Makna hijrah mengalami perluasan makna seiring dengan perkembangan zaman. Di Indonesia sekitar 1980-an, hijrah dimaknai berpindah dari perilaku buruk ke perilaku yang baik. Artiannya, hijrah adalah pindah secara moralitas tingkah laku. Tetapi hijrah model begini kurang populis, sebab ukuran dari moral baik juga masih menjadi perdebatan. Misal, sedekah adalah hal baik dan tak ada perdebatan tentang itu. Tapi bagaimana kalau ada yang bersedekah dari hasil curian? Kira-kira begitulah. Dan akhirnya sampailah kita dengan "tren hijrah" masa kini yang sangat populer di media.

Dan yang cukup janggal di pikiran saya, jika alasan seseorang yang mengaku hijrah adalah ingin memperdalam keagamaan, mengapa tren ini kurang populis di lingkungan pesantren? Padahal para santri tersebut jelas belajar soal Islam, mulai dari belajar alif hingga kajian soal tafsir. 

Di dalam buku "Penakluk Badai" yang mengisahkan biografi ulama kharismatik KH Hasyim Asy'ari, proses belajar mendalami agama yang dilakukan kakek Gus Dur ini, dilakukan mulai dari pondok ke pondok, hingga menuntut ilmu di Tanah Suci. Dan para alim ulama meyakini sanad keilmuan KH Hasyim Asy'ari sampai ke Rasulullah. Proses belajar ini pun tidak disebut sebagai hijrah, melainkan rihlah. 

Ditambah lagi kyai-kyai ponpes jarang mengangkat tema hijrah dalam pengajiannya. Berbeda dengan ustaz-ustaz ngepop masa kini yang sering 'ngaji' soal hijrah, sebut saja Hanan Attaki, Felix Siauw dan Evie  Effendi.

Atau mungkin ustaz dan kyai ponpes malas membahas hijrah karena kebanyakan dari kalangan sarungan tersebut adalah ahli hisap (perokok aktif)? Kan "tren hijrah" juga ngajak laki-laki berhenti merokok. Apa hal-hal ini penyebab kurang populisnya "tren hijrah" di pesantren?
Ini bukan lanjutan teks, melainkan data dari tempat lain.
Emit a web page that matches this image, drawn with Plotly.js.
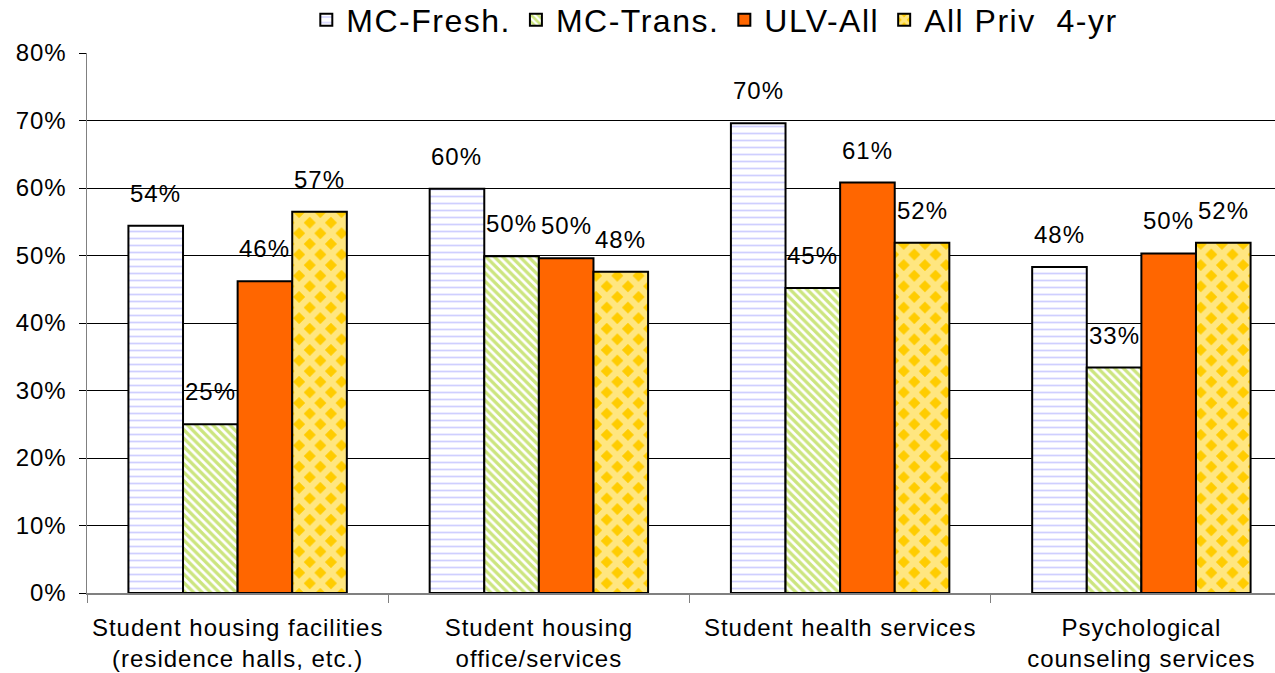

Tak semulus yang terbayang, di tengah tren tersebut, hijrahnya seseorang kadang mendapatkan pandangan miring, medsos pun menjadi sarana caci maki paling produktif. Postingan-postingan bergenre curhat membuktikan bahwa hijrah tak semulus yang dibayangkan.

Terlepas apapun itu, yang jelas hijrah tak bisa dimaknai jika hanya sekadar urusan penampilan dan menutup aurat. Karena penampilan yang katanya syar'i hanya bisa menutupi aurat permukaan tubuh, hati yang kotor pun harus ditutupi dengan ke-syar'i-an yang tak mungkin bisa didapat dari olshop-olshop favorit.